En esa ocasión Juan Vargas se entrevistó con Guillermo Avellaneda, con quien trató las condiciones de la sociedad. Él financiaría la maquinaria para el beneficio del café, y los Vargas pondrían el producto, quienes durante dos años compraron el grano a los agricultores de la comunidad y con la máquina despulpadora de dos discos procesaban en café para hacerlo pergamino.

Dice el cronista Wilfrido Fierro Armenta en la Monografía de Atoyac, que en 1955 los hermanos Hermilo y Juan Vargas, en sociedad con Avellaneda, pusieron en operación un campo de aterrizaje en El Rondonal, donde ahora está la calle que se llama Viejo Aeropuerto. Ese servicio se inició el 15 de diciembre de 1955 utilizando una avioneta marca Piper con las iniciales XBTEA.

Cuando las avionetas comenzaron aterrizar en la colonia Moderna, al oír el sonido del avión los chamacos corrían al cerro del Calvario, porque al pasar la nave cerca del cerro, volando por el lecho del río, se podía ver la figura del piloto sentado.

Cuando los Vargas se capitalizaron, le compraron al español una avioneta en 66 mil pesos. El piloto, Adolfo Hernández, al ver que era negocio el transporte de café y de pasajeros les compró la avioneta. Pero ya cuando trabajaba por su cuenta, Adolfo se emocionó echando viajes y no atendió el mantenimiento de la nave. El aparato comenzó a quemar aceite, se vino a pique en las inmediaciones de Plan del Carrizo y murió el piloto.

A la avioneta de los Vargas le cabían tres personas, cuatro con el piloto. Juan aprendió a pilotear y llegó a volar solo. Hasta que llegó la carretera y los costos se elevaron, ya no tuvieron recursos para sostener al piloto. Los vuelos de la avioneta se acabaron en 1961.

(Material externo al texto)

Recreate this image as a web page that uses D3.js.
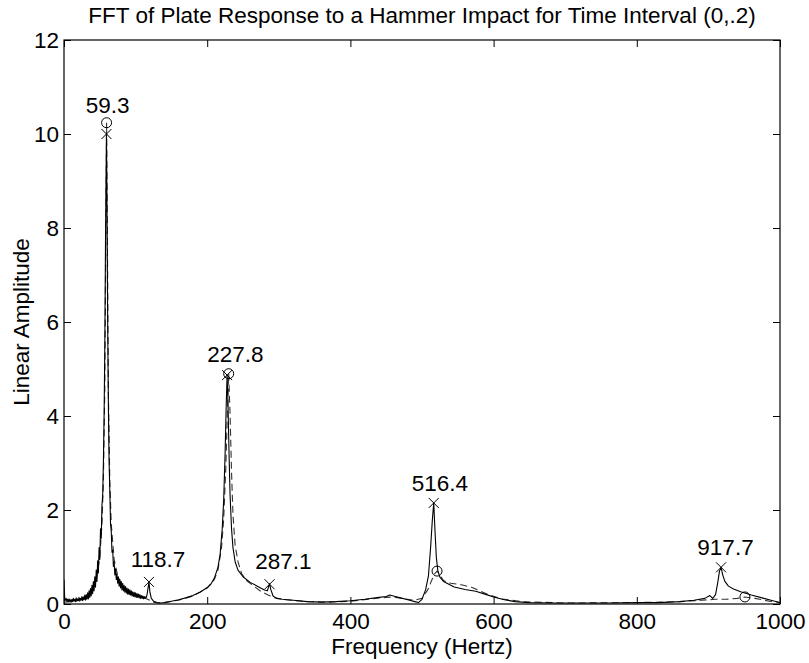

A principios de la década de los setentas, el avión donde viajaba el industrial Melchor Ortega fue derribado a tiros en la sierra y murió el más poderoso rapamontes. El hecho se atribuyó a sus competidores en el ramo. Para 1970 un ruidoso avión pasaba todos los días, a las cinco de la mañana, por el cielo de Los Valles. Desde que comenzó a pasar se convirtió en el despertador de la gente.